For AI portfolio management, stablecoins now serve a specific structural function: they are the low-volatility, high-liquidity layer that AI agents use for hedging, yield optimization (targeting 4–6% APY on USDC/USAT reserves in DeFi protocols), and instant rebalancing without the friction of fiat conversion. In well-managed AI-driven portfolios, stablecoin allocation ranges from 20–40% of total assets — not as a defensive cash position, but as an active yield-generating and risk-management layer.

The Risk That Most People Underestimate

In February 2026, a decimal parsing error in an autonomous AI agent's code caused a $441,000 loss in a single transaction. This incident received relatively little coverage — but it illustrates the central risk of the DeFAI era: autonomous systems operating without adequate human oversight can fail catastrophically and irreversibly.

The difference between AI-augmented capital management and AI-autonomous capital management is not semantic.
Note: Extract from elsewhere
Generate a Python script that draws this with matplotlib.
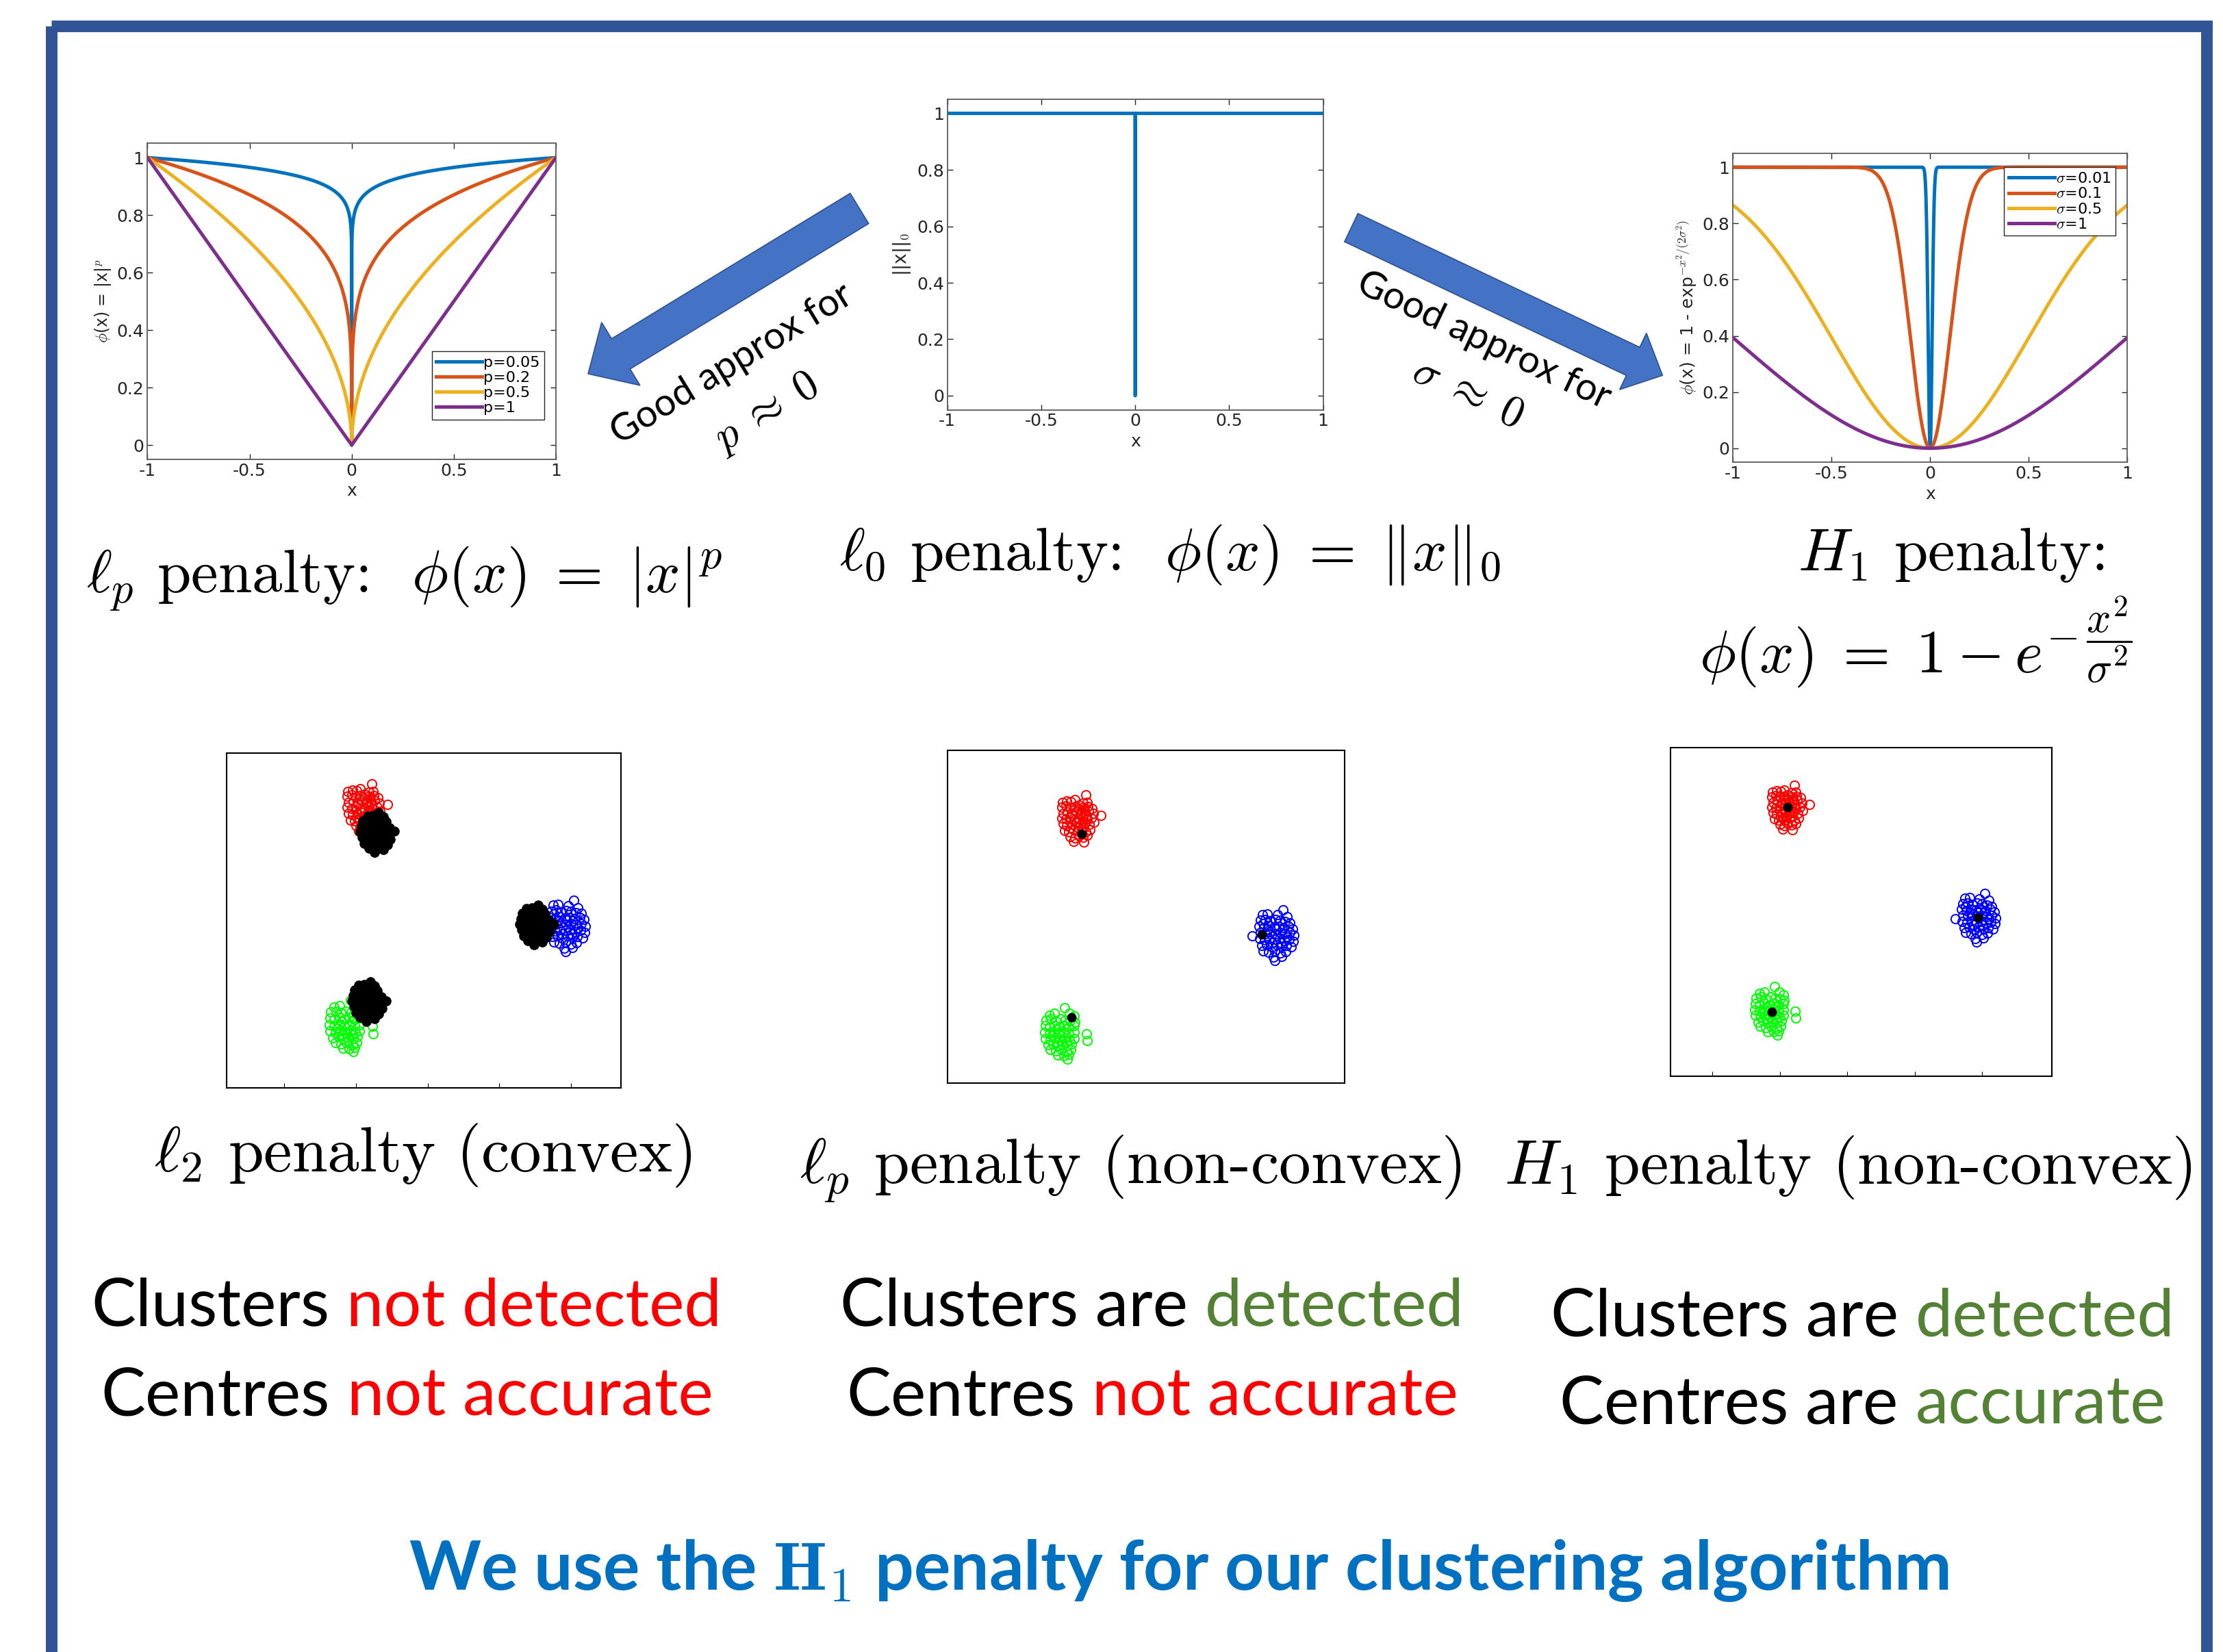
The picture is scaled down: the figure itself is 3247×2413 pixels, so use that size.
import numpy as np
import matplotlib
matplotlib.use('Agg')
import matplotlib.pyplot as plt
from matplotlib.patches import FancyArrow, Rectangle

plt.rcParams['mathtext.fontset'] = 'cm'

# --- penalty curves -------------------------------------------------------
p_values = [0.05, 0.2, 0.5, 1]
sigma_values = [0.01, 0.1, 0.5, 1]
line_colors = ['#0072BD', '#D95319', '#EDB120', '#7E2F8E']
tick_x = [-1, -0.5, 0, 0.5, 1]
tick_x_labels = ['-1', '-0.5', '0', '0.5', '1']
tick_y = [0, 0.2, 0.4, 0.6, 0.8, 1]
tick_y_labels = ['0', '0.2', '0.4', '0.6', '0.8', '1']

# --- synthetic clusters (offsets around each cluster centre) -------------
red_centre = (-4.4, 9.0)
blue_centre = (9.7, -0.7)
green_centre = (-5.6, -9.0)

red_offsets = [
    (0.5, 1.95), (-1.15, 1.35), (-0.85, 1.45), (-0.55, 1.4), (-0.3, 1.55), (0.3, 1.3), (0.6, 1.35),
    (-1.2, 0.95), (-0.9, 1.05), (-0.6, 0.9), (-0.3, 1.0), (0.0, 1.1), (0.3, 0.95), (0.65, 1.0), (0.95, 0.85),
    (-1.1, 0.45), (-0.8, 0.55), (-0.5, 0.4), (-0.2, 0.6), (0.1, 0.5), (0.4, 0.45), (0.7, 0.6), (1.05, 0.4),
    (-1.2, 0.05), (-0.9, -0.05), (-0.6, 0.1), (-0.3, -0.1), (0.0, 0.0), (0.3, 0.1), (0.6, -0.05), (0.9, 0.05),
    (1.6, 0.25), (-1.1, -0.45), (-0.85, -0.6), (-0.5, -0.5), (-0.2, -0.4), (0.1, -0.55), (0.4, -0.45),
    (0.75, -0.5), (1.1, -0.3), (-1.0, -1.0), (-0.7, -1.1), (-0.4, -0.95), (-0.1, -1.05), (0.2, -0.9),
    (0.5, -1.1), (0.8, -0.95), (-0.6, -1.5), (-0.3, -1.6), (0.0, -1.45), (0.3, -1.55), (0.6, -1.4),
    (-0.4, -1.9), (0.35, -1.95), (-0.45, 0.25), (0.15, 0.3), (0.5, 0.2), (-0.15, -0.25), (0.25, -0.3),
    (-0.6, -0.25), (0.0, 0.75), (-0.35, 0.7), (0.4, 0.75), (-0.05, -0.75), (0.35, -0.75), (-0.55, -0.8),
]
blue_offsets = [
    (0.5, 2.1), (-0.95, 1.7), (-0.6, 1.75), (0.1, 1.65), (0.8, 1.5),
    (-1.1, 1.2), (-0.75, 1.3), (-0.4, 1.15), (-0.05, 1.25), (0.3, 1.2), (0.65, 1.1), (1.0, 1.0),
    (-1.2, 0.7), (-0.85, 0.6), (-0.5, 0.75), (-0.15, 0.65), (0.2, 0.7), (0.55, 0.6), (0.9, 0.7), (1.2, 0.5),
    (-1.7, -0.1), (-1.1, 0.2), (-0.75, 0.1), (-0.4, 0.25), (-0.05, 0.1), (0.3, 0.2), (0.65, 0.05),
    (1.0, 0.2), (1.3, -0.05), (-1.15, -0.35), (-0.8, -0.45), (-0.45, -0.3), (-0.1, -0.4), (0.25, -0.35),
    (0.6, -0.5), (0.95, -0.4), (1.25, -0.55), (-1.0, -0.9), (-0.65, -0.85), (-0.3, -1.0), (0.05, -0.85),
    (0.4, -0.95), (0.75, -0.9), (1.1, -1.0), (-0.9, -1.35), (-0.5, -1.45), (-0.1, -1.35), (0.3, -1.5),
    (0.7, -1.4), (-0.2, -1.85), (0.4, -1.8), (-0.1, -2.15), (-0.6, 0.45), (0.0, 0.45), (0.45, 0.4),
    (-0.3, -0.65), (0.35, -0.65), (0.8, -0.2), (-0.9, 0.95),
]
green_offsets = [
    (0.2, 2.2), (-0.9, 1.6), (-0.55, 1.75), (0.55, 1.75), (0.85, 1.5),
    (-1.15, 1.2), (-0.8, 1.3), (-0.45, 1.15), (-0.1, 1.3), (0.25, 1.2), (0.6, 1.1), (0.9, 1.0),
    (-1.2, 0.7), (-0.9, 0.6), (-0.55, 0.75), (-0.2, 0.6), (0.15, 0.75), (0.5, 0.6), (0.85, 0.7),
    (-1.25, 0.15), (-0.9, 0.05), (-0.55, 0.2), (-0.2, 0.05), (0.15, 0.2), (0.5, 0.05), (0.85, 0.15),
    (1.75, 0.05), (-1.2, -0.35), (-0.85, -0.45), (-0.5, -0.3), (-0.15, -0.45), (0.2, -0.3), (0.55, -0.45),
    (0.85, -0.35), (1.8, -0.55), (-1.0, -0.9), (-0.65, -0.8), (-0.3, -0.95), (0.05, -0.85), (0.4, -0.95),
    (0.7, -0.8), (-0.85, -1.3), (-0.45, -1.4), (-0.05, -1.3), (0.35, -1.45), (0.65, -1.3),
    (-0.3, -1.75), (0.15, -1.8), (0.5, -1.7), (0.4, -2.05), (-0.4, 0.45), (0.3, 0.45), (-0.7, -0.1),
    (0.0, -0.6), (0.35, -0.65), (-0.35, -0.65),
]
# l2 fit: every point is pulled towards a shrunk centre
l2_offsets = [
    (0.2, 1.6), (-0.6, 1.3), (-0.2, 1.35), (0.5, 1.25),
    (-0.9, 0.9), (-0.5, 0.95), (-0.1, 0.85), (0.3, 0.95), (0.7, 0.85),
    (-1.0, 0.45), (-0.6, 0.4), (-0.2, 0.5), (0.2, 0.4), (0.6, 0.5), (0.95, 0.35),
    (-1.1, 0.0), (-0.7, -0.05), (-0.3, 0.05), (0.1, -0.05), (0.5, 0.05), (0.9, -0.1), (1.3, 0.05),
    (-0.95, -0.45), (-0.55, -0.5), (-0.15, -0.4), (0.25, -0.5), (0.65, -0.45), (1.0, -0.6),
    (-0.8, -0.95), (-0.4, -0.9), (0.0, -1.0), (0.4, -0.9), (0.8, -1.05),
    (-0.5, -1.35), (0.1, -1.4), (0.5, -1.45), (-0.1, -1.65),
]
l2_centres = [(-3.6, 7.0), (7.5, -0.6), (-4.2, -6.9)]
lp_centres = [(-4.2, 7.7), (8.7, -0.7), (-4.9, -7.6)]
h1_centres = [red_centre, blue_centre, green_centre]

W, H = 1568.0, 1165.0   # layout grid for placing panels and text


def rect(l, t, r, b):
    return [l / W, 1 - b / H, (r - l) / W, (b - t) / H]


def matlab_style(ax, fs=18):
    ax.set_xlim(-1, 1)
    ax.set_ylim(-0.05, 1.05)
    ax.set_xticks(tick_x)
    ax.set_xticklabels(tick_x_labels)
    ax.set_yticks(tick_y)
    ax.set_yticklabels(tick_y_labels)
    ax.tick_params(direction='in', top=True, right=True, length=6, width=1,
                   labelsize=fs, colors='#262626', labelcolor='#262626')
    for s in ax.spines.values():
        s.set_color('#5a5a5a')
        s.set_linewidth(1.3)
    ax.set_xlabel('x', fontsize=18, color='#262626')


fig = plt.figure(figsize=(32.48, 24.13), dpi=100)
bg = fig.add_axes([0, 0, 1, 1])
bg.set_xlim(0, W)
bg.set_ylim(H, 0)
bg.axis('off')

bg.add_patch(Rectangle((36, 18.5), 1520, 1200, fill=False, lw=12.2,
                       edgecolor='#2F5597'))

x = np.linspace(-1, 1, 4001)
leg_kw = dict(fontsize=16, handlelength=3, handletextpad=0.1, labelspacing=0.1,
              borderpad=0.3, fancybox=False, framealpha=1, edgecolor='#262626',
              borderaxespad=0)

# l_p penalty
ax = fig.add_axes(rect(104, 101, 392, 324))
for p, c in zip(p_values, line_colors):
    ax.plot(x, np.abs(x) ** p, color=c, lw=3.6, label='p=%g' % p)
matlab_style(ax)
ax.set_ylabel(r'$\phi$(x) = |x|$^p$', fontsize=17, color='#262626')
ax.legend(loc='lower right', bbox_to_anchor=(0.972, 0.126), **leg_kw)

# l_0 penalty
ax = fig.add_axes(rect(668, 70, 933, 289))
ax.plot(x, (x != 0).astype(float), color=line_colors[0], lw=3.6)
matlab_style(ax)
ax.set_ylabel(r'||x||$_0$', fontsize=19, color='#262626')

# H_1 penalty
ax = fig.add_axes(rect(1222, 108, 1500, 326))
for s, c in zip(sigma_values, line_colors):
    ax.plot(x, 1 - np.exp(-x ** 2 / (2 * s ** 2)), color=c, lw=3.6,
            label=r'$\sigma$=%g' % s)
matlab_style(ax)
ax.set_ylabel(r'$\phi$(x) = 1 - exp$^{-x^2/(2\sigma^2)}$', fontsize=18,
              color='#262626')
ax.legend(loc='upper right', bbox_to_anchor=(0.971, 0.954), **leg_kw)

# arrows between the penalty plots
arrow_kw = dict(length_includes_head=True, facecolor='#4472C4',
                edgecolor='#2F528F', lw=1.2)
bg.add_patch(FancyArrow(606, 147, -191.3, 116.6, width=25, head_width=52,
                        head_length=27, **arrow_kw))
bg.add_patch(FancyArrow(952.8, 160.5, 219.5, 104.2, width=22, head_width=44,
                        head_length=23, **arrow_kw))
bg.text(516, 257, 'Good approx for', rotation=31.4, fontsize=40,
        family='Lato', ha='center', va='center', rotation_mode='anchor')
bg.text(540, 291, r'$p\;\approx\;0$', rotation=31.4, fontsize=46,
        ha='center', va='center', rotation_mode='anchor')
bg.text(1046, 240, 'Good approx for', rotation=-25.4, fontsize=40,
        family='Lato', ha='center', va='center', rotation_mode='anchor')
bg.text(1035, 277, r'$\sigma\;\approx\;0$', rotation=-25.4, fontsize=46,
        ha='center', va='center', rotation_mode='anchor')

# formulas
big = dict(fontsize=64, family='cmr10', va='baseline')
eq = r'\;=\;'
bg.text(285, 418, r'$\ell_p$ penalty:  $\phi(x)' + eq + r'|x|^p$', ha='center', **big)
bg.text(825, 402, r'$\ell_0$ penalty:  $\phi(x)' + eq + r'\|x\|_0$', ha='center', **big)
bg.text(1376, 402, r'$H_1$ penalty:', ha='center', **big)
bg.text(1351, 474, r'$\phi(x)' + eq + r'1 - e^{-\,\dfrac{x^2}{\sigma^2}}$',
        ha='center', **big)

# cluster results
panels = [
    (rect(160, 531, 438, 767), (-14, 13.5), (-14, 13.5), True),
    (rect(668, 529, 948, 764), (-13.8, 14.6), (-13.1, 14.7), False),
    (rect(1178, 527, 1447, 759), (-13.1, 15.2), (-14.7, 14.3), True),
]
clusters = [(red_centre, red_offsets, '#FF0000'),
            (blue_centre, blue_offsets, '#0000FF'),
            (green_centre, green_offsets, '#00FF00')]

for k, (box, xl, yl, ticks) in enumerate(panels):
    ax = fig.add_axes(box)
    for (cx, cy), offs, col in clusters:
        dx, dy = np.array(offs).T
        ax.plot(cx + dx, cy + dy, 'o', ms=9.5, mfc='none', mec=col, mew=1.4)
    if k == 0:
        bx, by = np.array(l2_offsets).T
        for cx, cy in l2_centres:
            ax.plot(cx + bx, cy + by, 'o', ms=9.5, color='black')
    else:
        cen = lp_centres if k == 1 else h1_centres
        cx, cy = np.array(cen).T
        ax.plot(cx, cy, 'o', ms=9, color='black')
    ax.set_xlim(*xl)
    ax.set_ylim(*yl)
    ax.set_yticks([])
    if ticks:
        ax.set_xticks([-10, -5, 0, 5, 10])
        ax.tick_params(axis='x', direction='in', length=5, labelbottom=False)
    else:
        ax.set_xticks([])
    for s in ax.spines.values():
        s.set_linewidth(1.5)

cap = dict(fontsize=67, family='cmr10', va='baseline', ha='center')
bg.text(298, 826, r'$\ell_2$ penalty (convex)', **cap)
bg.text(797, 835, r'$\ell_p$ penalty (non-convex)', **cap)
bg.text(1303, 835, r'$H_1$ penalty (non-convex)', **cap)

# verdict lines, second half coloured
RED, GREEN = '#FF0000', '#548235'
verdicts = [
    (286.5, 935, 'Clusters', 'not detected', RED),
    (287.0, 998, 'Centres', 'not accurate', RED),
    (812.5, 935, 'Clusters are', 'detected', GREEN),
    (812.5, 998, 'Centres', 'not accurate', RED),
    (1313.5, 942, 'Clusters are', 'detected', GREEN),
    (1313.5, 1004, 'Centres are', 'accurate', GREEN),
]
renderer = fig.canvas.get_renderer()
scale = W / fig.bbox.width
txt_kw = dict(fontsize=70, family='Lato', va='baseline')
for xc, y, first, second, col in verdicts:
    probe = bg.text(0, y, first + ' ' + second, **txt_kw)
    full_w = probe.get_window_extent(renderer).width * scale
    probe.remove()
    bg.text(xc - full_w / 2, y, first, ha='left', **txt_kw)
    bg.text(xc + full_w / 2, y, second, ha='right', color=col, **txt_kw)

bg.text(831.5, 1121, r'We use the $\mathbf{H}_\mathbf{1}$ penalty for our clustering algorithm',
        fontsize=72, family='Lato', fontweight='bold', color='#0070C0',
        ha='center', va='baseline')

fig.savefig('out.png', dpi=100)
The former uses AI to surface insights and optimize decisions that remain under human review. The latter delegates execution authority to systems that can transact at speeds and scales where human intervention is structurally impossible. Both have legitimate applications — but confusing them is expensive.

At DKP, our approach is explicit: AI agents operate within hard position limits and circuit breakers defined by human portfolio managers. Anomaly detection flags unusual fill rates, slippage, or P&L patterns for immediate human review. The intelligence is AI-driven; the authority remains human.

Bitcoin's Current Setup: Accumulation Phase

The current BTC range of $68k–$74k reflects classic post-rally consolidation. Key support sits at $65,816–$69,751 (institutional defense zone); resistance at $73,685–$77,620. The RSI at 59 is neutral. The ATH of $126,272 set in October 2025 provides the longer-term context — this is not a bear market, it is a base-building phase in an ongoing bull structure.

Macro catalysts that could break the range higher: any softening in Fed language, stablecoin regulatory progress, or acceleration in corporate treasury BTC adoption. The fact that BTC has outperformed global equities (MSCI World -4%) and gold (-5%) in March despite elevated inflation data is a meaningful signal about its evolving safe-haven role in institutional portfolios.

Our View at DKP

The DeFAI transition is real, it is accelerating, and it is creating a durable performance gap between capital managed with AI infrastructure and capital managed without it. By end of 2026, Gartner estimates 40% of enterprise applications will embed autonomous AI agents — in finance, that transition is already well underway.

For our clients, the practical implication is this: the period of maximum leverage from AI adoption in crypto capital management is now. Early positioning in AI-native strategies, combined with robust human oversight frameworks and GENIUS-compliant stablecoin infrastructure, is not speculative — it is risk management for the decade ahead.